JEANETTE SEAVER
BOOKFORUM ONLINE, FEBRUARY 2012
In 2009, Jeannette Seaver faced two life-altering problems. Her husband of over half a century, publishing giant Richard Seaver—known for legal triumphs over censorship and for helping to introduce Beckett, Duras, Robbe-Grillet and a number of other literary heavyweights to the American market—suffered a fatal heart attack. His company, Arcade Publishing, was in a state of financial irresolution, and Jeannette was forced to file for Chapter 11. But just as confounding were the nine hundred pages of an uncompleted autobiography that Richard left behind. Both problems, however, were eventually resolved: Arcade became an imprint of Skyhorse Publishing, and Jeannette edited the pages into The Tender Hour of Twilight, which was released this month with Farrar, Straus, and Giroux. This year, Jeanette Seaver will oversee the reissue of key works from Arcade’s backlist by authors such as Simone de Beauvoir and Octavio Paz, and is now in charge of acquiring new titles for Arcade.
What was your relationship with literature before you met Richard?
I came from an intellectual family. My father was a writer who became a diplomatic correspondent for a major European paper. All our friends were writers, so this had always been my world. In fact, I felt that my so-called talent as a musician interfered with my first love, which was books. It was like ballet, training to be a top professional takes your all, whereas I longed to read more and just didn’t have the time. I toured, I gave concerts, everything was highly professional until my third child came along and I expressed a desire not to travel any longer. At that point, I studied publishing and gradually came up the ranks and became Dick’s business partner.
Your earliest understanding of creativity was through music, then.
And being a performer and an artist, I tended to be very much on the side of the authors rather than the publisher. I understood their torment, their writer’s block, and in a way other publishers don’t because they haven’t been on the other side. The process of creating is sometimes very painful.
Richard first read Samuel Beckett’s Molloy in 1952 and you were married in 1953. That period seems to have been one of crystallisation.
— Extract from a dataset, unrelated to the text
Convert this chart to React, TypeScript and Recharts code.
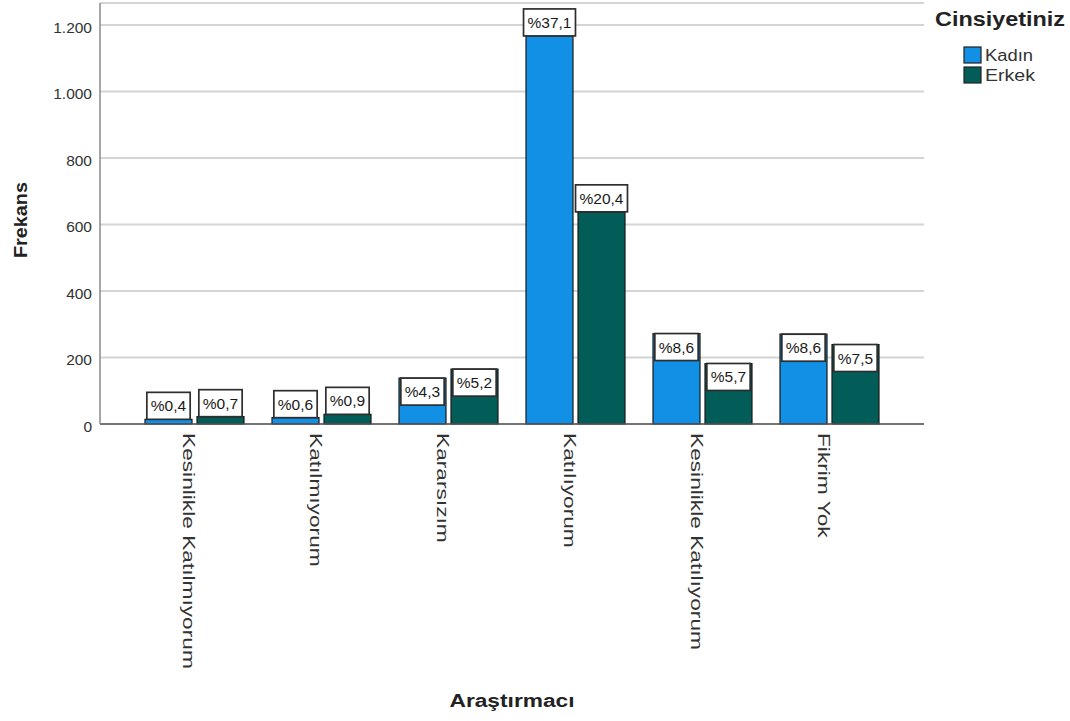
import {
  BarChart,
  Bar,
  XAxis,
  YAxis,
  CartesianGrid,
  Legend,
  LabelList,
} from "recharts";

const categories = [
  "Kesinlikle Katılmıyorum",
  "Katılmıyorum",
  "Kararsızım",
  "Katılıyorum",
  "Kesinlikle Katılıyorum",
  "Fikrim Yok",
];

const kadin = [14, 19, 138, 1167, 272, 270];
const erkek = [22, 29, 165, 638, 182, 239];

const kadinPct = ["%0,4", "%0,6", "%4,3", "%37,1", "%8,6", "%8,6"];
const erkekPct = ["%0,7", "%0,9", "%5,2", "%20,4", "%5,7", "%7,5"];

const yTicks = [0, 200, 400, 600, 800, 1000, 1200];
const seriesOrder = ["Kadın", "Erkek"];

const BLUE = "#1190e6";
const TEAL = "#025c58";
const FONT = "Arial, 'Liberation Sans', sans-serif";

const data = categories.map((name, i) => ({
  name,
  kadin: kadin[i],
  erkek: erkek[i],
  kadinPct: kadinPct[i],
  erkekPct: erkekPct[i],
}));

// rough Arial widths, for sizing the label boxes
const charW: Record<string, number> = { "%": 0.889, ",": 0.278 };
const textWidth = (s: string, size: number) =>
  s.split("").reduce((w, c) => w + (charW[c] ?? 0.556), 0) * size;

const PctBox = (props: any) => {
  const { x, y, width, height, value } = props;
  const fs = 15.5;
  const bw = textWidth(String(value), fs) + 8;
  const bh = 27;
  // SPSS puts the box inside the bar top when it fits, above it otherwise
  const inside = height >= bh && height < 150;
  const top = inside ? y : y - bh;
  const cx = x + width / 2;
  return (
    <g>
      <rect
        x={cx - bw / 2}
        y={top}
        width={bw}
        height={bh}
        fill="#fff"
        stroke="#2e2e2e"
        strokeWidth={1.7}
      />
      <text
        x={cx}
        y={top + bh - 8}
        textAnchor="middle"
        fontFamily={FONT}
        fontSize={15.5}
        fill="#1a1a1a"
      >
        {value}
      </text>
    </g>
  );
};

const XTick = (props: any) => {
  const { x, payload } = props;
  return (
    <text
      transform={`translate(${x - 12}, 433) rotate(90) scale(1.42, 1)`}
      fontFamily={FONT}
      fontSize={16}
      fill="#333"
    >
      {payload.value}
    </text>
  );
};

const YTick = (props: any) => {
  const { x, y, payload } = props;
  return (
    <text
      x={x}
      y={y + 8}
      textAnchor="end"
      fontFamily={FONT}
      fontSize={15.5}
      fill="#333"
    >
      {payload.value.toLocaleString("de-DE")}
    </text>
  );
};

const LegendBox = ({ payload }: any) => {
  const items = [...(payload || [])].sort(
    (a: any, b: any) => seriesOrder.indexOf(a.value) - seriesOrder.indexOf(b.value)
  );
  return (
    <svg width={150} height={95}>
      <text
        x={15}
        y={26}
        fontFamily={FONT}
        fontWeight="bold"
        fontSize={19.5}
        fill="#222"
        textLength={130}
        lengthAdjust="spacingAndGlyphs"
      >
        Cinsiyetiniz
      </text>
      {items.map((p: any, i: number) => (
        <g key={p.value}>
          <rect
            x={44}
            y={47 + i * 20}
            width={17}
            height={16}
            fill={p.color}
            stroke="#222"
            strokeWidth={1.2}
          />
          <text
            x={65}
            y={61 + i * 20}
            fontFamily={FONT}
            fontSize={16}
            fill="#333"
            textLength={i === 0 ? 48 : 50}
            lengthAdjust="spacingAndGlyphs"
          >
            {p.value}
          </text>
        </g>
      ))}
    </svg>
  );
};

export default function App() {
  return (
    <div style={{ position: "relative", width: 1070, height: 721 }}>
      <style>{"body{margin:0;background:#fff}"}</style>
      <BarChart
        width={1070}
        height={721}
        data={data}
        margin={{ top: 3, right: 146, left: 0, bottom: 0 }}
        barSize={47}
        barGap={5}
      >
        <CartesianGrid
          vertical={false}
          stroke="#d4d4d4"
          strokeWidth={2}
        />
        <XAxis
          dataKey="name"
          height={297}
          interval={0}
          padding={{ left: 31, right: 31 }}
          axisLine={{ stroke: "#555", strokeWidth: 1.5 }}
          tickLine={false}
          tick={<XTick />}
        />
        <YAxis
          width={100}
          domain={[0, 1266]}
          ticks={yTicks}
          axisLine={{ stroke: "#8a8a8a", strokeWidth: 1.5 }}
          tickLine={false}
          tick={<YTick />}
        />
        <Legend
          layout="horizontal"
          verticalAlign="middle"
          content={<LegendBox />}
          wrapperStyle={{ top: 0, left: 920, width: 150, height: 95 }}
        />
        <Bar
          dataKey="kadin"
          name="Kadın"
          fill={BLUE}
          stroke="#1a1a1a"
          strokeWidth={1.2}
          isAnimationActive={false}
        >
          <LabelList dataKey="kadinPct" content={<PctBox />} />
        </Bar>
        <Bar
          dataKey="erkek"
          name="Erkek"
          fill={TEAL}
          stroke="#1a1a1a"
          strokeWidth={1.2}
          isAnimationActive={false}
        >
          <LabelList dataKey="erkekPct" content={<PctBox />} />
        </Bar>
      </BarChart>
      <svg
        width={1070}
        height={721}
        style={{ position: "absolute", left: 0, top: 0, pointerEvents: "none" }}
      >
        <text
          transform="translate(27, 220) rotate(-90)"
          textAnchor="middle"
          fontFamily={FONT}
          fontWeight="bold"
          fontSize={18}
          fill="#222"
          textLength={76}
          lengthAdjust="spacingAndGlyphs"
        >
          Frekans
        </text>
        <text
          x={512}
          y={707}
          textAnchor="middle"
          fontFamily={FONT}
          fontWeight="bold"
          fontSize={18}
          fill="#222"
          textLength={125}
          lengthAdjust="spacingAndGlyphs"
        >
          Araştırmacı
        </text>
      </svg>
    </div>
  );
}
While Dick was working on his thesis on James Joyce and being an editor, he was writing novels; he was writing pages and pages of poetry. When he discovered Beckett, the first lines froze him completely: he felt he wasn’t worthy of putting pen to paper after this man. He felt that it had been said. So when I met him, all he could talk about was the discovery of this genius. They started to work together on translation and Beckett was so pleased with Dick’s work that he asked if Dick would kindly take it upon himself to translate Godot, and Dick bowed and said, “I’m honored but I can’t, because I have to finish my Joyce dissertation before the end of the year.” Can you imagine if he had done it? So yes, when I first met him he was in the ferment of this extraordinary literary discovery. He then met Eugène Ionesco and other people and brought them in to be translated into English for the magazine, Merlin, and subsequently introduced those people to Barney Rosset, who was young and working for the New York publishing house Grove Press, which was looking for foreign authors. After that, Dick owed the navy two years so he was recalled from France.